A note or two for those not conversant with the PVI (partisan voter index): It uses a set of statistical measures, including but not limited to recent votes for president and congressional seats, to establish a statistical figure to demonstrate how Democratic or Republican a congressional district is.

It’s full national map is well worth the time if the subject is of interest. But for those in the Northwest, the rankings by district should give some perspective as to how parts of the region fit together.

Here’s how the districts in the Northwest, and some adjacent districts as well, stack up against each other. They’re listed in order from most Republican to most Democratic, and those in the middle are those which at least theoretically should be the most competitive.

-25.59 Utah 1 – Rob Bishop (R)
-24.97 Wyoming AL – Liz Cheney (R)
-20.71 Idaho 1 – Raul Labrador (R)
-16.85 Idaho 2 – Mike Simpson (R)
-13.27 Washington 4 – Dan Newhouse (R)
-11.14 Oregon 2 – Greg Walden (R)
-11.04 California 1 – Doug La Malfa (R)
-10.61 Montana AL – Greg Gianforte (R)
-7.63 Washington 5 – Cathy McMorris Rodgers (R)
-6.97 Nevada 2 – Mark Amodei (R)
-3.96 Washington 3 – Jaime Herrera Beutler (R)
-0.31 Washington 8 – Dave Reichert (R)
0.25 Oregon 4 – Peter DeFazio (D)
0.48 Oregon 5 – Kurt Schrader (D)
5.47 Washington 10 – Denny Heck (D)
5.69 Washington 1 – Suzane DelBene (D)
5.70 Washington 6 – Derek Kilmer (D)
9.10 Oregon 1 – Suzanne Bonamici (D)
9.93 Washington 2 – Rick Larsen (D)
20.90 Washington 9 – Adam Smith (D)
23.66 Oregon 3 – Earl Blumenauer (D)
32.69 Washington 7 – Pramila Jayapal (D)

The actual division is pretty clean – that is, districts leaning in the direction of one party do tend to elect people from that party. Where you see a really high PVI for either party, that means the opposition party needs something close to a miracle to win the seat.

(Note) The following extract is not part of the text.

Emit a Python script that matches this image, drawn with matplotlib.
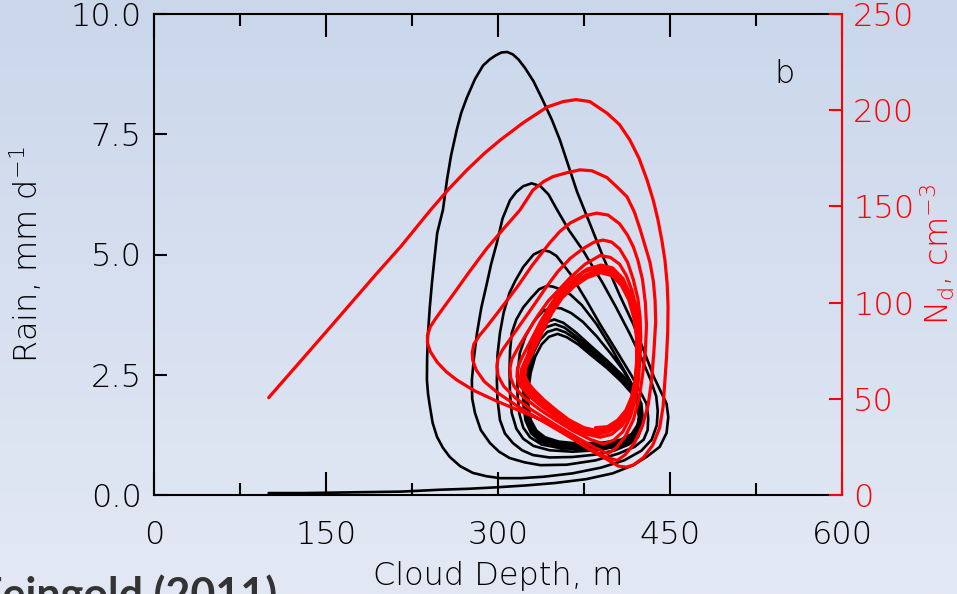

It happens, but such lightning strikes are rare.

But if 2018 turns into a Democratic wave year, you can see which districts are most worth watching. If this were a Republican wave year, districts like Oregon 4 and 5 and Washington 10 and 1 would be worth watching. In this year, however, two Washington districts – 3 and 8 – are at the top of the list. Dave Reichert in 8 is retiring, and a ferocious campaign may develop there, but we won’t know for sure until after Washington’s primary election next month. Washington 3 may be safer for Jaime Herrera Beutler partly because she has organized well and partly because Democrats seem not to have put strong enough campaign together there, but that district too should not be ignored.

Not far up the list above them, though, is Washington 5, a district not as firmly Republican as many people think, though Cathy McMorris Rodgers has held it solidly. She has her strongest ever opponent this year, though, and this is definitely a district to watch.